Information shown:
======
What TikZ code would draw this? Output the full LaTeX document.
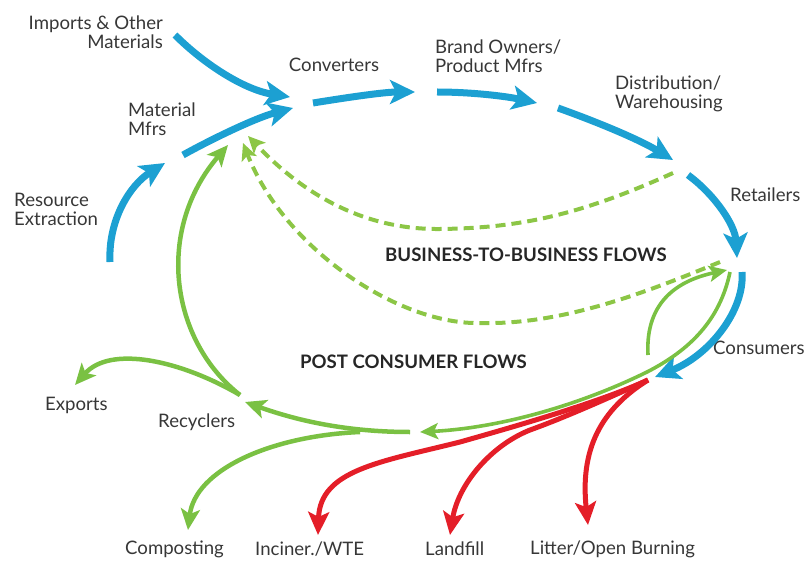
\documentclass[tikz,border=0pt]{standalone}
\usepackage{fontspec}
\setmainfont{Lato}
\usetikzlibrary{arrows.meta}
\definecolor{flowblue}{RGB}{28,160,210}
\definecolor{flowgreen}{RGB}{122,193,67}
\definecolor{dashgreen}{RGB}{140,198,70}
\definecolor{flowred}{RGB}{228,30,40}
\definecolor{labelgray}{RGB}{55,55,55}
\tikzset{
  lbl/.style={inner sep=0pt, text=labelgray, font=\fontsize{18.6}{19}\selectfont},
  ttl/.style={inner sep=0pt, text=black!85, font=\bfseries\fontsize{18.6}{19}\selectfont},
  blueflow/.style={draw=flowblue, line width=7pt, -{Stealth[length=25pt,width=24pt,inset=6pt]}},
  greenflow/.style={draw=flowgreen, line width=4.5pt, -{Stealth[length=21pt,width=19pt,inset=5pt]}},
  greenthin/.style={draw=flowgreen, line width=3.6pt, -{Stealth[length=18pt,width=16pt,inset=4pt]}},
  greendash/.style={draw=dashgreen, line width=4pt, dash pattern=on 10pt off 6pt, -{Stealth[length=17pt,width=16pt,inset=4pt]}},
  redflow/.style={draw=flowred, line width=5pt, -{Stealth[length=23pt,width=21pt,inset=5pt]}}
}
\begin{document}
\begin{tikzpicture}[x=1pt,y=-1pt]
\useasboundingbox (0,0) rectangle (805,561);
% labels
\node[lbl, anchor=east, align=right] (imp) at (163,32) {Imports \& Other\\Materials};
\node[lbl, anchor=west, align=left] (mat) at (128,119) {Material\\Mfrs};
\node[lbl] (conv) at (334,65) {Converters};
\node[lbl, anchor=west, align=left] (brand) at (435,56) {Brand Owners/\\Product Mfrs};
\node[lbl, anchor=west, align=left] (dist) at (615,94) {Distribution/\\Warehousing};
\node[lbl, anchor=west] (ret) at (730,195) {Retailers};
\node[lbl, anchor=west, align=left] (res) at (14,209) {Resource\\Extraction};
\node[ttl, anchor=west] (b2b) at (385,255) {BUSINESS-TO-BUSINESS FLOWS};
\node[ttl, anchor=west] (pcf) at (300,362) {POST CONSUMER FLOWS};
\node[lbl, anchor=west] (cons) at (713,348) {Consumers};
\node[lbl, anchor=west] (exp) at (45,405) {Exports};
\node[lbl, anchor=west] (rec) at (158,422) {Recyclers};
\node[lbl, anchor=west] (comp) at (125,549) {Composting};
\node[lbl, anchor=west] (inc) at (255,549) {Inciner./WTE};
\node[lbl, anchor=west] (land) at (425,549) {Landfill};
\node[lbl, anchor=west] (lit) at (530,549) {Litter/Open Burning};
% coordinates
\coordinate (imS) at (175,35);   \coordinate (imE) at (290,97);
\coordinate (mmS) at (183,155);  \coordinate (mmE) at (293,108);
\coordinate (reS) at (110,262);  \coordinate (reE) at (165,163);
\coordinate (cvS) at (313,103);  \coordinate (cvE) at (415,92);
\coordinate (brS) at (437,92);   \coordinate (brE) at (537,103);
\coordinate (dsS) at (558,108);  \coordinate (dsE) at (673,160);
\coordinate (rtS) at (688,175);  \coordinate (rtE) at (737,258);
\coordinate (csS) at (742,272);  \coordinate (csE) at (655,377);
\coordinate (d1S) at (673,173);  \coordinate (d1E) at (248,136);
\coordinate (d2S) at (720,262);  \coordinate (d2E) at (243,143);
\coordinate (rcy) at (240,395);  \coordinate (ruE) at (228,145);
\coordinate (exE) at (75,385);
\coordinate (pcS) at (730,272);  \coordinate (pcE) at (420,432);
\coordinate (lpS) at (648,355);  \coordinate (lpE) at (727,270);
\coordinate (rcS) at (410,432);  \coordinate (rcE) at (245,402);
\coordinate (cpS) at (360,432);  \coordinate (cpE) at (188,530);
\coordinate (rdS) at (648,380);
\coordinate (inE) at (318,535);  \coordinate (lfE) at (450,535);
\coordinate (ltE) at (588,525);
% blue flows
\draw[blueflow] (imS) .. controls (205,65) and (245,90) .. (imE);
\draw[blueflow] (mmS) .. controls (210,140) and (255,118) .. (mmE);
\draw[blueflow] (reS) .. controls (108,220) and (130,185) .. (reE);
\draw[blueflow] (cvS) .. controls (350,97) and (385,92) .. (cvE);
\draw[blueflow] (brS) .. controls (470,92) and (505,96) .. (brE);
\draw[blueflow] (dsS) .. controls (600,123) and (640,140) .. (dsE);
\draw[blueflow] (rtS) .. controls (715,195) and (735,225) .. (rtE);
\draw[blueflow] (csS) .. controls (745,310) and (710,355) .. (csE);
% dashed business-to-business returns
\draw[greendash] (d1S) .. controls (580,215) and (520,228) .. (440,229) .. controls (350,230) and (290,180) .. (d1E);
\draw[greendash] (d2S) .. controls (640,295) and (560,325) .. (480,323) .. controls (400,325) and (285,250) .. (d2E);
% green post-consumer flows
\draw[greenthin] (pcS) .. controls (720,320) and (690,350) .. (647,372) .. controls (580,405) and (500,428) .. (pcE);
\draw[greenthin] (lpS) .. controls (645,300) and (680,280) .. (lpE);
\draw[greenflow] (rcS) .. controls (340,432) and (290,418) .. (rcE);
\draw[greenflow] (cpS) .. controls (270,436) and (195,470) .. (cpE);
\draw[greenflow] (rcy) .. controls (170,340) and (155,230) .. (ruE);
\draw[greenflow] (rcy) .. controls (180,360) and (110,345) .. (exE);
% red flows
\draw[redflow] (rdS) .. controls (600,402) and (520,425) .. (460,442) .. controls (380,462) and (320,470) .. (inE);
\draw[redflow] (rdS) .. controls (600,402) and (558,420) .. (530,430) .. controls (490,446) and (458,485) .. (lfE);
\draw[redflow] (rdS) .. controls (600,410) and (580,450) .. (ltE);
\end{tikzpicture}
\end{document}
======
Give the data again exactly as written, with all pictures left out.

What TikZ code would draw this? Output the full LaTeX document.
\documentclass[tikz,border=0pt]{standalone}
\usepackage{fontspec}
\setmainfont{Lato}
\usetikzlibrary{arrows.meta}
\definecolor{flowblue}{RGB}{28,160,210}
\definecolor{flowgreen}{RGB}{122,193,67}
\definecolor{dashgreen}{RGB}{140,198,70}
\definecolor{flowred}{RGB}{228,30,40}
\definecolor{labelgray}{RGB}{55,55,55}
\tikzset{
  lbl/.style={inner sep=0pt, text=labelgray, font=\fontsize{18.6}{19}\selectfont},
  ttl/.style={inner sep=0pt, text=black!85, font=\bfseries\fontsize{18.6}{19}\selectfont},
  blueflow/.style={draw=flowblue, line width=7pt, -{Stealth[length=25pt,width=24pt,inset=6pt]}},
  greenflow/.style={draw=flowgreen, line width=4.5pt, -{Stealth[length=21pt,width=19pt,inset=5pt]}},
  greenthin/.style={draw=flowgreen, line width=3.6pt, -{Stealth[length=18pt,width=16pt,inset=4pt]}},
  greendash/.style={draw=dashgreen, line width=4pt, dash pattern=on 10pt off 6pt, -{Stealth[length=17pt,width=16pt,inset=4pt]}},
  redflow/.style={draw=flowred, line width=5pt, -{Stealth[length=23pt,width=21pt,inset=5pt]}}
}
\begin{document}
\begin{tikzpicture}[x=1pt,y=-1pt]
\useasboundingbox (0,0) rectangle (805,561);
% labels
\node[lbl, anchor=east, align=right] (imp) at (163,32) {Imports \& Other\\Materials};
\node[lbl, anchor=west, align=left] (mat) at (128,119) {Material\\Mfrs};
\node[lbl] (conv) at (334,65) {Converters};
\node[lbl, anchor=west, align=left] (brand) at (435,56) {Brand Owners/\\Product Mfrs};
\node[lbl, anchor=west, align=left] (dist) at (615,94) {Distribution/\\Warehousing};
\node[lbl, anchor=west] (ret) at (730,195) {Retailers};
\node[lbl, anchor=west, align=left] (res) at (14,209) {Resource\\Extraction};
\node[ttl, anchor=west] (b2b) at (385,255) {BUSINESS-TO-BUSINESS FLOWS};
\node[ttl, anchor=west] (pcf) at (300,362) {POST CONSUMER FLOWS};
\node[lbl, anchor=west] (cons) at (713,348) {Consumers};
\node[lbl, anchor=west] (exp) at (45,405) {Exports};
\node[lbl, anchor=west] (rec) at (158,422) {Recyclers};
\node[lbl, anchor=west] (comp) at (125,549) {Composting};
\node[lbl, anchor=west] (inc) at (255,549) {Inciner./WTE};
\node[lbl, anchor=west] (land) at (425,549) {Landfill};
\node[lbl, anchor=west] (lit) at (530,549) {Litter/Open Burning};
% coordinates
\coordinate (imS) at (175,35);   \coordinate (imE) at (290,97);
\coordinate (mmS) at (183,155);  \coordinate (mmE) at (293,108);
\coordinate (reS) at (110,262);  \coordinate (reE) at (165,163);
\coordinate (cvS) at (313,103);  \coordinate (cvE) at (415,92);
\coordinate (brS) at (437,92);   \coordinate (brE) at (537,103);
\coordinate (dsS) at (558,108);  \coordinate (dsE) at (673,160);
\coordinate (rtS) at (688,175);  \coordinate (rtE) at (737,258);
\coordinate (csS) at (742,272);  \coordinate (csE) at (655,377);
\coordinate (d1S) at (673,173);  \coordinate (d1E) at (248,136);
\coordinate (d2S) at (720,262);  \coordinate (d2E) at (243,143);
\coordinate (rcy) at (240,395);  \coordinate (ruE) at (228,145);
\coordinate (exE) at (75,385);
\coordinate (pcS) at (730,272);  \coordinate (pcE) at (420,432);
\coordinate (lpS) at (648,355);  \coordinate (lpE) at (727,270);
\coordinate (rcS) at (410,432);  \coordinate (rcE) at (245,402);
\coordinate (cpS) at (360,432);  \coordinate (cpE) at (188,530);
\coordinate (rdS) at (648,380);
\coordinate (inE) at (318,535);  \coordinate (lfE) at (450,535);
\coordinate (ltE) at (588,525);
% blue flows
\draw[blueflow] (imS) .. controls (205,65) and (245,90) .. (imE);
\draw[blueflow] (mmS) .. controls (210,140) and (255,118) .. (mmE);
\draw[blueflow] (reS) .. controls (108,220) and (130,185) .. (reE);
\draw[blueflow] (cvS) .. controls (350,97) and (385,92) .. (cvE);
\draw[blueflow] (brS) .. controls (470,92) and (505,96) .. (brE);
\draw[blueflow] (dsS) .. controls (600,123) and (640,140) .. (dsE);
\draw[blueflow] (rtS) .. controls (715,195) and (735,225) .. (rtE);
\draw[blueflow] (csS) .. controls (745,310) and (710,355) .. (csE);
% dashed business-to-business returns
\draw[greendash] (d1S) .. controls (580,215) and (520,228) .. (440,229) .. controls (350,230) and (290,180) .. (d1E);
\draw[greendash] (d2S) .. controls (640,295) and (560,325) .. (480,323) .. controls (400,325) and (285,250) .. (d2E);
% green post-consumer flows
\draw[greenthin] (pcS) .. controls (720,320) and (690,350) .. (647,372) .. controls (580,405) and (500,428) .. (pcE);
\draw[greenthin] (lpS) .. controls (645,300) and (680,280) .. (lpE);
\draw[greenflow] (rcS) .. controls (340,432) and (290,418) .. (rcE);
\draw[greenflow] (cpS) .. controls (270,436) and (195,470) .. (cpE);
\draw[greenflow] (rcy) .. controls (170,340) and (155,230) .. (ruE);
\draw[greenflow] (rcy) .. controls (180,360) and (110,345) .. (exE);
% red flows
\draw[redflow] (rdS) .. controls (600,402) and (520,425) .. (460,442) .. controls (380,462) and (320,470) .. (inE);
\draw[redflow] (rdS) .. controls (600,402) and (558,420) .. (530,430) .. controls (490,446) and (458,485) .. (lfE);
\draw[redflow] (rdS) .. controls (600,410) and (580,450) .. (ltE);
\end{tikzpicture}
\end{document}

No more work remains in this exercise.